Rear speakers are an irreplaceable part of a sound system when well-placed and appropriately incorporated. Rear speakers help to perpetuate a more robust sound quality for the authentic surround sound effect- including mid-range and low-frequency audio.

Still, the importance of choosing the right type of rear speaker and placing them well is incredibly important. For example, if you are working on a home theater setup in a small living room and your couch is not placed more than 2ft off of the back wall, then you might want to reconsider using rear speakers.

If you were to use rear speakers in this example, the sound perpetuated by the rear speakers would not travel to the listener’s ear in the same way that it would if it were placed the minimum of 3ft back with an ideal 6-10ft range away from the listener’s ear. In this case, you would likely hear a more distorted audio sound with an increased localization pointing to the back of the room.
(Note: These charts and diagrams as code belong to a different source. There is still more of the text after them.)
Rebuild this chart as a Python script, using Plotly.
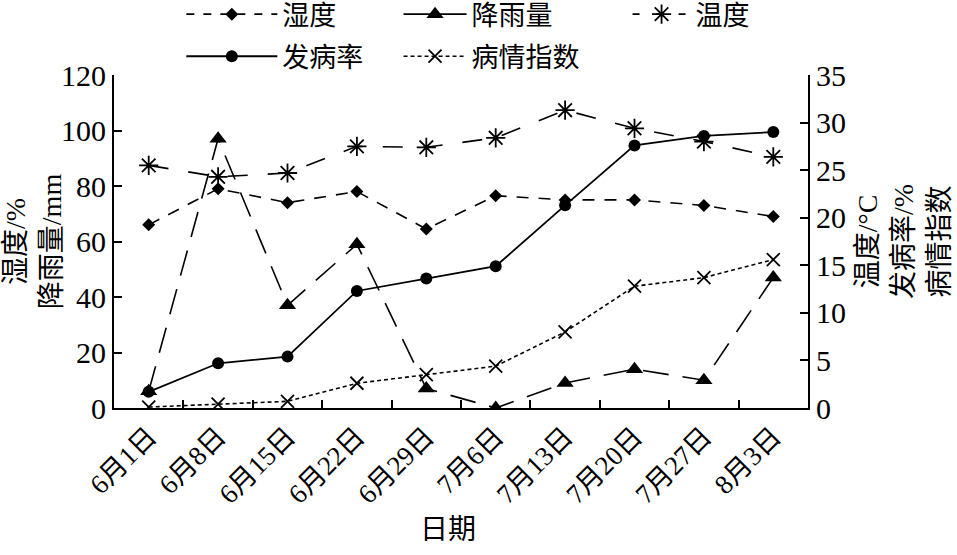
import plotly.graph_objects as go

dates = ["6月1日", "6月8日", "6月15日", "6月22日", "6月29日", "7月6日",
         "7月13日", "7月20日", "7月27日", "8月3日"]
humidity = [66, 79, 74, 78, 64.5, 76.5, 75, 75, 73, 69]           # %
rainfall = [6, 97, 37, 59, 7, 0, 9, 14, 10, 47]                   # mm
temperature = [25.5, 24.3, 24.7, 27.5, 27.4, 28.4, 31.3, 29.4, 28.0, 26.4]  # °C
incidence = [1.7, 4.7, 5.4, 12.3, 13.6, 14.9, 21.3, 27.6, 28.6, 29.0]      # %
disease_index = [0.1, 0.4, 0.7, 2.6, 3.5, 4.4, 8.0, 12.8, 13.7, 15.6]

FONT = "Liberation Serif, Noto Sans CJK SC, serif"
BLK = "black"

fig = go.Figure()

# humidity (left axis) + legend entry
fig.add_trace(go.Scatter(
    x=dates, y=humidity, name="湿度", mode="lines+markers",
    line=dict(color=BLK, width=1.6, dash="12px,10px"),
    marker=dict(symbol="diamond", size=10, color=BLK),
    showlegend=False, yaxis="y"))
fig.add_trace(go.Scatter(
    x=[None], y=[None], name="湿度", mode="lines+markers",
    line=dict(color=BLK, width=1.6, dash="8px,9px"),
    marker=dict(symbol="diamond", size=10, color=BLK),
    legend="legend", legendgroup="a", yaxis="y"))
# incidence (right axis)
fig.add_trace(go.Scatter(
    x=dates, y=incidence, name="发病率", mode="lines+markers",
    line=dict(color=BLK, width=1.8),
    marker=dict(symbol="circle", size=12, color=BLK),
    legend="legend", legendgroup="b", yaxis="y2"))

# rainfall (left axis) + legend entry
fig.add_trace(go.Scatter(
    x=dates, y=rainfall, name="降雨量", mode="lines+markers",
    line=dict(color=BLK, width=1.6, dash="26px,14px"),
    marker=dict(symbol="triangle-up", size=15, color=BLK),
    showlegend=False, yaxis="y"))
fig.add_trace(go.Scatter(
    x=[None], y=[None], name="降雨量", mode="lines+markers",
    line=dict(color=BLK, width=1.8),
    marker=dict(symbol="triangle-up", size=15, color=BLK),
    legend="legend2", legendgroup="c", yaxis="y"))
# disease index (right axis)
fig.add_trace(go.Scatter(
    x=dates, y=disease_index, name="病情指数", mode="lines+markers",
    line=dict(color=BLK, width=1.6, dash="4px,3px"),
    marker=dict(symbol="x-thin-open", size=13, line=dict(color=BLK, width=1.8)),
    legend="legend2", legendgroup="d", yaxis="y2"))

# temperature (right axis) + legend entry
fig.add_trace(go.Scatter(
    x=dates, y=temperature, name="温度", mode="lines+markers",
    line=dict(color=BLK, width=1.6, dash="20px,20px"),
    marker=dict(symbol="asterisk-open", size=16, line=dict(color=BLK, width=1.8)),
    showlegend=False, yaxis="y2"))
fig.add_trace(go.Scatter(
    x=[None], y=[None], name="温度", mode="lines+markers",
    line=dict(color=BLK, width=1.6, dash="7px,16px"),
    marker=dict(symbol="asterisk-open", size=16, line=dict(color=BLK, width=1.8)),
    legend="legend3", legendgroup="e", yaxis="y2"))

axis_common = dict(showgrid=False, zeroline=False, showline=True, linecolor=BLK,
                   linewidth=2, ticks="inside", ticklen=8, tickwidth=1.8,
                   tickcolor=BLK, tickfont=dict(family=FONT, size=30, color=BLK))

legend_common = dict(orientation="v", bgcolor="rgba(0,0,0,0)",
                     font=dict(family=FONT, size=27, color=BLK),
                     yanchor="top", xanchor="left", tracegroupgap=4,
                     y=1.255)

fig.update_layout(
    width=957, height=555,
    margin=dict(l=114, r=149, t=75, b=147, autoexpand=False),
    paper_bgcolor="white", plot_bgcolor="white",
    font=dict(family=FONT, color=BLK),
    xaxis=dict(**{k: v for k, v in axis_common.items() if k != "tickfont"},
               tickfont=dict(family=FONT, size=27, color=BLK),
               type="category", tickangle=-45, tickson="boundaries",
               range=[-0.5, 9.5]),
    yaxis=dict(**axis_common, range=[0, 120], dtick=20,
               title=dict(text="湿度/%<br>降雨量/mm",
                          font=dict(family=FONT, size=28, color=BLK), standoff=0)),
    yaxis2=dict(**axis_common, range=[0, 35], dtick=5, overlaying="y", side="right",
                title=dict(text="温度/°C<br>发病率/%<br>病情指数",
                           font=dict(family=FONT, size=28, color=BLK), standoff=12)),
    legend=dict(**legend_common, x=0.097, itemwidth=91),
    legend2=dict(**legend_common, x=0.410, itemwidth=63),
    legend3=dict(**legend_common, x=0.740, itemwidth=58),
    annotations=[dict(text="日期", xref="paper", yref="paper", x=0.481, y=-0.366,
                      xanchor="center", yanchor="middle", showarrow=False,
                      font=dict(family=FONT, size=28, color=BLK))],
)

fig.write_html(
    "out.html",
    config={"displayModeBar": False},
    post_script="document.body.style.margin='0px';document.body.style.overflow='hidden';",
)
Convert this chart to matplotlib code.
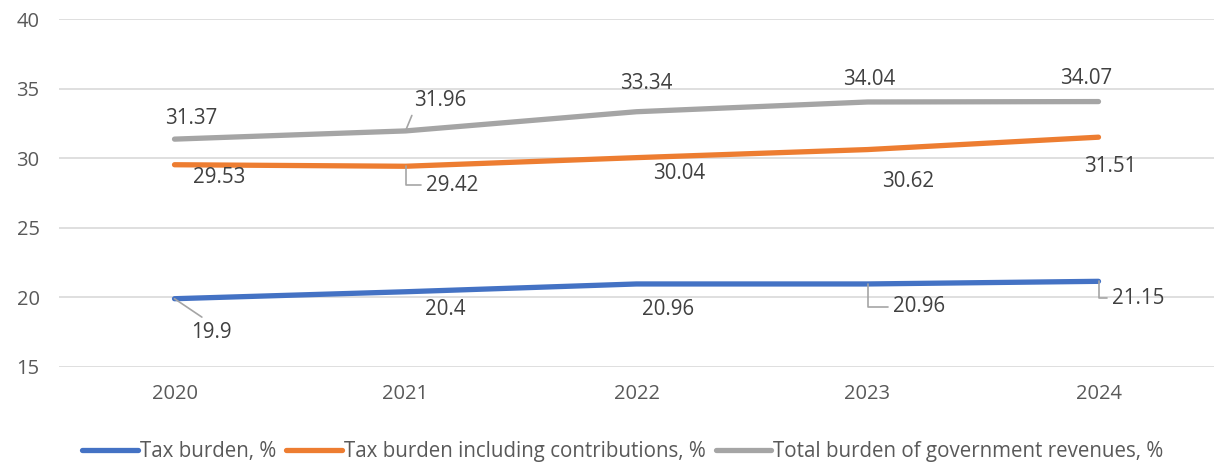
import matplotlib
matplotlib.use("Agg")
import matplotlib.pyplot as plt

years = ["2020", "2021", "2022", "2023", "2024"]
tax_burden = [19.9, 20.4, 20.96, 20.96, 21.15]
tax_contrib = [29.53, 29.42, 30.04, 30.62, 31.51]
total_burden = [31.37, 31.96, 33.34, 34.04, 34.07]
series_names = ["Tax burden, %", "Tax burden including contributions, %",
                "Total burden of government revenues, %"]
colors = ["#4472C4", "#ED7D31", "#A5A5A5"]

# label offsets (pixels) and leader-line style
offsets = {
    0: [(37, -34, "diag"), (40, -18, None), (32, -26, None), (52, -23, "elbow"), (40, -17, "elbow")],
    1: [(45, -13, None), (47, -19, "elbow"), (43, -16, None), (41, -32, None), (12, -29, None)],
    2: [(17, 21, None), (35, 30, "diag2"), (10, 28, None), (2, 22, None), (-12, 23, None)],
}

plt.rcParams['font.family'] = ['Open Sans', 'DejaVu Sans']

fig = plt.figure(figsize=(12.14, 4.65), dpi=100)
ax = fig.add_axes([0.0486, 0.211, 0.9514, 0.748])

x = list(range(len(years)))
all_series = [tax_burden, tax_contrib, total_burden]
for i, (vals, name, c) in enumerate(zip(all_series, series_names, colors)):
    ax.plot(x, vals, color=c, lw=3.8, solid_capstyle='round', label=name, zorder=3)

for i, vals in enumerate(all_series):
    for j, v in enumerate(vals):
        dx, dy, lead = offsets[i][j]
        txt = f"{v:g}"
        kw = dict(xytext=(dx, dy), textcoords='offset pixels', ha='center', va='center',
                  fontsize=14.8, color='#404040', zorder=4)
        if lead == "elbow":
            kw['arrowprops'] = dict(arrowstyle='-', color='#A5A5A5', lw=1.2,
                                    connectionstyle='angle,angleA=0,angleB=90,rad=0',
                                    relpos=(0, 0.5), shrinkA=2, shrinkB=0)
        elif lead == "diag":
            kw['arrowprops'] = dict(arrowstyle='-', color='#A5A5A5', lw=1.2,
                                    relpos=(0.45, 1.0), shrinkA=3, shrinkB=0)
        elif lead == "diag2":
            kw['arrowprops'] = dict(arrowstyle='-', color='#A5A5A5', lw=1.2,
                                    relpos=(0.0, 0.1), shrinkA=1, shrinkB=0)
        ax.annotate(txt, (j, v), **kw)

ax.set_xlim(-0.5, len(years) - 0.5)
ax.set_ylim(15, 40)
ax.set_yticks([15, 20, 25, 30, 35, 40])
ax.set_xticks(x)
ax.set_xticklabels(years)
ax.grid(axis='y', color='#D9D9D9', lw=1.2)
ax.set_axisbelow(True)
for s in ax.spines.values():
    s.set_visible(False)
ax.tick_params(axis='both', length=0, labelsize=14.5, labelcolor='#595959')
ax.tick_params(axis='y', pad=14)
ax.tick_params(axis='x', pad=12)

leg = fig.legend(loc='center', bbox_to_anchor=(0.513, 0.028), ncol=3, frameon=False,
                 prop={'family': ['Open Sans', 'DejaVu Sans'], 'size': 14.8},
                 handlelength=2.7, handletextpad=0.1, columnspacing=0.5,
                 labelcolor='#595959')
for h in leg.legend_handles:
    h.set_linewidth(3.8)

fig.savefig("out.png", dpi=100)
Instead of choosing rear speakers in this example, you could bolster the side and front speakers and add a high-quality subwoofer to help expand the frequency range and output capacity. Otherwise, the audio quality would suffer from the use of rear speakers in a room that could not accommodate them well.

On the opposite end, when you use rear speakers in a room that is able to accommodate them well, you will likely wonder why you never installed them in the first place.

If you are able to place the rear speakers in an appropriate location in your home theater (that is, far enough back from the listener, spaced far enough apart, and working in cohesion with the other pieces of sound equipment), they make all of the difference to the fullness of sound you will experience.

The rear speakers will be able to decrease localization, more evenly distribute sound to create a true surround sound effect, and can help the listener to truly feel like he or she is immersed in the media that you are streaming. If you are able to use rear speakers in your home theater, then investing in them is definitely worth it.